Clearly, as the only neurosurgeon on hand who could save the patient’s life, the doctor had no choice but to operate and therefore practiced beneficence. However, given the extraordinary circumstances under which the doctor was operating, it was all the more important for him to practice veracity. The patient was unconscious and there was no immediate family to whom he could have spoken, but there were other members of the medical staff and the operation theatre as well as the police escort. I think that under the extraordinary circumstances, the honorable thing to do would have been to practice full disclosure and then proceed with the operation to save the life of a fellow human.

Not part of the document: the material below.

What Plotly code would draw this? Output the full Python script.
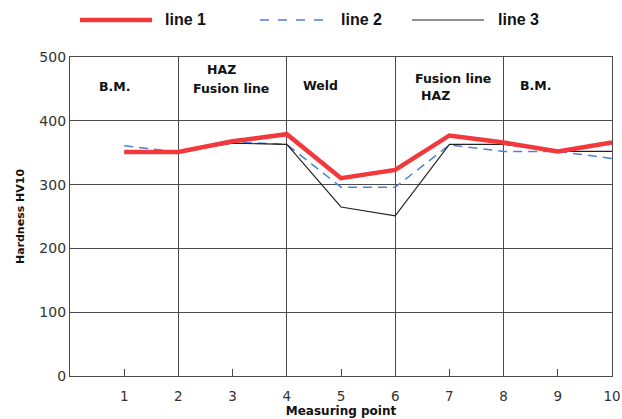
import plotly.graph_objects as go

points = [1, 2, 3, 4, 5, 6, 7, 8, 9, 10]
line1 = [351, 351, 368, 379, 310, 323, 377, 366, 352, 366]
line2 = [361, 351, 367, 363, 296, 296, 362, 352, 352, 341]
line3 = [351, 351, 365, 363, 265, 251, 363, 363, 352, 352]
series_names = ["line 1", "line 2", "line 3"]
zone_labels = ["B.M.", "HAZ", "Fusion line", "Weld", "Fusion line", "HAZ", "B.M."]
zone_x = [0.83, 2.79, 2.97, 4.62, 7.06, 6.75, 8.59]
zone_y = [453, 480, 451, 456, 467, 440, 456]
y_ticks = [0, 100, 200, 300, 400, 500]

RED = "#f2383a"
BLUE = "#4f7fd6"
BLACK = "#222222"
GRID = "#4a4a4a"
FONT = "DejaVu Sans"

W, H = 622, 419

fig = go.Figure()
fig.add_trace(go.Scatter(x=points, y=line2, mode="lines", name=series_names[1],
                         line=dict(color=BLUE, width=1.5, dash="9px,6px"), showlegend=False))
fig.add_trace(go.Scatter(x=points, y=line3, mode="lines", name=series_names[2],
                         line=dict(color=BLACK, width=1.1), showlegend=False))
fig.add_trace(go.Scatter(x=points, y=line1, mode="lines", name=series_names[0],
                         line=dict(color=RED, width=4.5), showlegend=False))

for lab, xx, yy in zip(zone_labels, zone_x, zone_y):
    fig.add_annotation(x=xx, y=yy, xref="x", yref="y", text=f"<b>{lab}</b>",
                       showarrow=False, font=dict(family=FONT, size=12.5, color="#111"))

# plot area in page pixels
L, R, T, B = 70, 612, 57, 376

def px(p):
    return (p - L) / (R - L)

def py(p):
    return (B - p) / (B - T)

leg = [
    (series_names[0], RED, 4.5, "solid", 80, 152, 163),
    (series_names[1], BLUE, 1.5, "dash", 260, 328, 339),
    (series_names[2], BLACK, 1.1, "solid", 412, 484, 496),
]
for name, col, w, dash, x0, x1, xt in leg:
    fig.add_shape(type="line", xref="paper", yref="paper", x0=px(x0), x1=px(x1),
                  y0=py(20), y1=py(20), line=dict(color=col, width=w, dash=dash))
    fig.add_annotation(xref="paper", yref="paper", x=px(xt), y=py(20), xanchor="left",
                       yanchor="middle", text=f"<b>{name}</b>", showarrow=False,
                       font=dict(family="Liberation Sans Narrow, Liberation Sans", size=16, color="#111"))

fig.update_layout(
    width=W, height=H,
    margin=dict(l=L, r=W - R, t=T, b=H - B, autoexpand=False),
    paper_bgcolor="white", plot_bgcolor="white",
    font=dict(family=FONT, color="#333"),
    showlegend=False,
)
fig.update_xaxes(
    range=[0, 10], tickmode="array", tickvals=points, ticktext=[str(p) for p in points],
    showgrid=False, zeroline=False,
    showline=True, linecolor=GRID, linewidth=1.3, mirror=True,
    ticks="inside", ticklen=7, tickcolor=GRID, tickwidth=1.2,
    ticklabelstandoff=8, ticklabeloverflow="allow",
    tickfont=dict(family=FONT, size=13.5, color="#333"),
    minor=dict(tickmode="array", tickvals=[2, 4, 6, 8, 10], showgrid=True,
               gridcolor=GRID, gridwidth=1.3, ticks=""),
    title=dict(text="<b>Measuring point</b>", font=dict(family=FONT, size=12, color="#111"),
               standoff=0),
)
fig.update_yaxes(
    range=[0, 500], tickmode="array", tickvals=y_ticks,
    showgrid=True, gridcolor=GRID, gridwidth=1.3, zeroline=False,
    showline=True, linecolor=GRID, linewidth=1.3, mirror=True,
    ticks="", ticklabelstandoff=0,
    tickfont=dict(family=FONT, size=14, color="#333"),
    title=dict(text="<b>Hardness HV10</b>", font=dict(family=FONT, size=11, color="#111"),
               standoff=12),
)

fig.write_html(
    "out.html",
    config={"displayModeBar": False},
    post_script="document.body.style.margin='0';document.body.style.overflow='hidden';",
)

Since the criminal had been caught, one can imagine that now the doctor could overcome his anger and afford to treat him only as a patient. The problem here is the paradox of cure and healing; the doctor may have been cured because the criminal was caught, but not healed. The doctor’s wife asks:

“You’re not thinking about doing something, about some kind of revenge, are you? I want you to tell me.”

“Of course not.”

The distinction between cure and healing is best summarized in this excellent passage by a real life good doctor, Abraham Verghese (“The Healing Paradox” The New York Times, 12-8-02): “If you were robbed one day, and if by the next day the robber was caught and all your goods returned to you, you would only feel partially restored; you would be cured but not healed, your sense of psychic violation would remain. Similarly, with illness, a cure is good, but we want the healing as well, we want the magic that good physicians provide with their personality, their empathy and their reassurance. Perhaps these were qualities that existed in the pre-penicillin days when there was little else to do. But in these days of gene therapy, increasing specialization, managed care and major time constraints, there is a tendency to focus on the illness, the cure, the magic of saving a life. Science needs to be more cognizant of the other magic, the healing if you will, even if we reach for the proven cures. We need to develop and refine that magic of the physician-patient relationship that complements the precise pharmacologic interventions we may prescribe; we need to ensure the wholeness of our encounter with patients; we need to not lose sight of the word “caring” in our care of the patient. And doggedly, in this fashion, one patient at a time, we can restore faith in the fantastic advance of Science we are privileged to witness”.